Cathedral of Our Lady Assumed into Heaven & St Nicholas
Cathedral website: www.galwaycathedral.ie
A Cathedral is the principal or mother church of a diocese with which the bishop is officially associated. The cathedra (Latin: "chair", from Greek, kathedra, "seat") is the chair or throne of a bishop. It is a symbol of the bishop's teaching authority in the Church.
In 1484, the Church of St Nicholas in Galway became a collegiate church, with a warden and vicars (see History). However, with the Reformation, after 1570, the Catholic people of Galway lost the right to practise their religion publicly. Mass was celebrated in private houses until the rigours of persecution moderated, and a parish chapel was built in Middle Street about 1750. With the establishment of the diocese in 1831 the parish church became its pro-cathedral. A fund for the building of a more fitting cathedral was inaugurated in 1876, and was built up by successive bishops.
In 1941, Mr Eamon Corbett TD, chairman of Galway County Council and acting on behalf of the Council, handed over the key of the disused Galway jail on Nuns Island to Bishop Michael Browne as a site for the proposed new cathedral. The old jail was demolished and in 1949 J.J. Robinson of Dublin was appointed architect for the new cathedral. Planning continued until 1957 when Pope Pius XII approved the plans submitted to him by Dr Browne. Cardinal D'Alton, the Archbishop of Armagh, blessed the site and the foundation stone on 27 October 1957. The construction began in February 1958, undertaken by Messrs John Sisk Ltd of Dublin. The people of the diocese contributed to a weekly collection and donations were received from home and abroad. The total cost, including furnishing, was almost one million Irish pounds.

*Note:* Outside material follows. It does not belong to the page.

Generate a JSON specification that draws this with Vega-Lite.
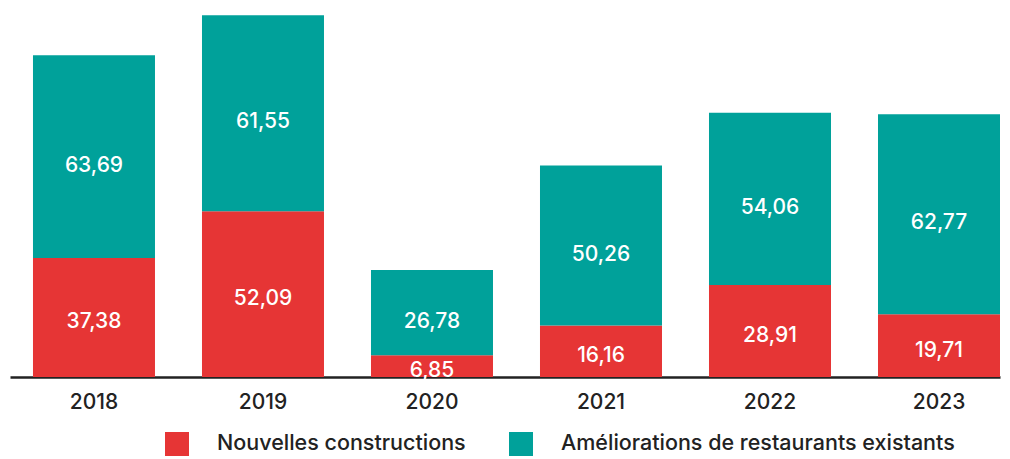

Pope Paul VI appointed Cardinal Richard Cushing, Archbishop of Boston, Pontifical Legate to dedicate the cathedral which took place on the feast of the Assumption, 15 August 1965.
The West Door
According to site maps, the Bronze Doors of the cathedral face geographically north. There is, however, a historical significance, from the Middle Ages, attached to the main doors of churches and in particular, cathedrals. When celebrating the Sacred Liturgy the priest traditionally faced ad orientem, and the doors behind him were referred to as the "west-facing doors"; the theological "east-west" axis. This custom of referring to "west-facing" doors took on greater significance when catechumens being admitted to the Church deliberately faced the West Door during their ceremony of admission and denounced the secular world in favour of the Christian ideals to which they now aspired. It was also the practice to refer to the main door as west-facing irrespective of the geographic direction. This website utilises this ancient theological significance rather than the geographically correct one.